Gross motor development

Head control improves significantly. By twelve weeks, most babies can lift their head to around 45 degrees during tummy time and hold it briefly when held upright. Leg movements become more vigorous and purposeful. When held in a standing position with feet on a firm surface, your baby may begin to push down with their legs.

Fine motor development

Your baby's hands begin to open more of the time, moving away from the tightly fisted posture of the newborn period. They may begin to bat at objects held in front of them toward the end of this period, though grasping intentionally comes slightly later.

Sleep development

Somewhere in this period, most babies begin to consolidate their longest sleep stretch slightly, often four to six hours rather than the two to three hours of the early weeks. This is not universal — some babies continue waking frequently well beyond three months — but it is the period when many parents notice a shift. Gentle day and night differentiation practices from the early weeks support this consolidation.

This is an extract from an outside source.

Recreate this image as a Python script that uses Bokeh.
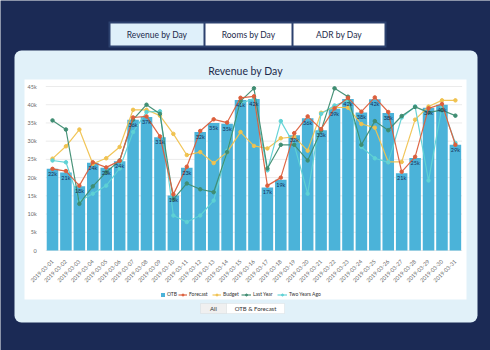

Normal variation versus red flags

The ranges given for milestones in this guide reflect normal developmental variation. Some babies do things earlier, many do things later. The absence of a milestone at the expected point is not automatically cause for alarm — it is a prompt for a conversation with your child health nurse rather than immediate concern.

Things worth raising at your next appointment:

Not smiling socially by eight to ten weeks. Consistently not responding to sounds or loud noises. Not making eye contact or appearing to look through rather than at people. Limbs that feel consistently stiff or floppy rather than having normal muscle tone. Not lifting the head at all during tummy time by twelve weeks. Feeding difficulties that are persisting beyond the early weeks.

Things that warrant prompt contact with your child health nurse or GP:

A sudden loss of skills that your baby had previously acquired. This is called developmental regression and, unlike temporary variations in performance, a true loss of previously acquired skills warrants prompt assessment. Asymmetric movement where your baby consistently uses one side of their body more than the other. Any concern that feels urgent to you — your instincts about your baby matter.


Tummy time troubleshooting

Tummy time resistance is one of the most common parenting concerns in the first three months. If your baby consistently cries during tummy time, try the following before concluding they simply won't tolerate it.

Start smaller. Even 30 seconds of tummy time that ends before distress builds is more useful than a longer session that ends in crying. Gradually extend as your baby's strength develops.

Try different surfaces. Some babies tolerate tummy time on a firm floor mat better than on a soft surface. Others respond well to lying on your chest while you recline.

Make it interactive. Getting down on the floor at your baby's eye level and engaging with them during tummy time makes it more tolerable than being placed on the floor alone.

Time it well. A baby who is tired, hungry, or just fed is more likely to resist. Try tummy time when your baby is in a calm, alert state.


Your child health nurse appointments

Your child and family health nurse is your most accessible ongoing resource for development questions in the first year. Their appointments are specifically designed to monitor development, screen for potential concerns early, and provide parenting support. You do not need a specific concern to attend, and you should not feel that concerns are too minor to raise.

In Australia, child and family health nursing services are provided through state and territory health departments and are free. Your hospital or midwife will provide your initial referral or contact details at discharge.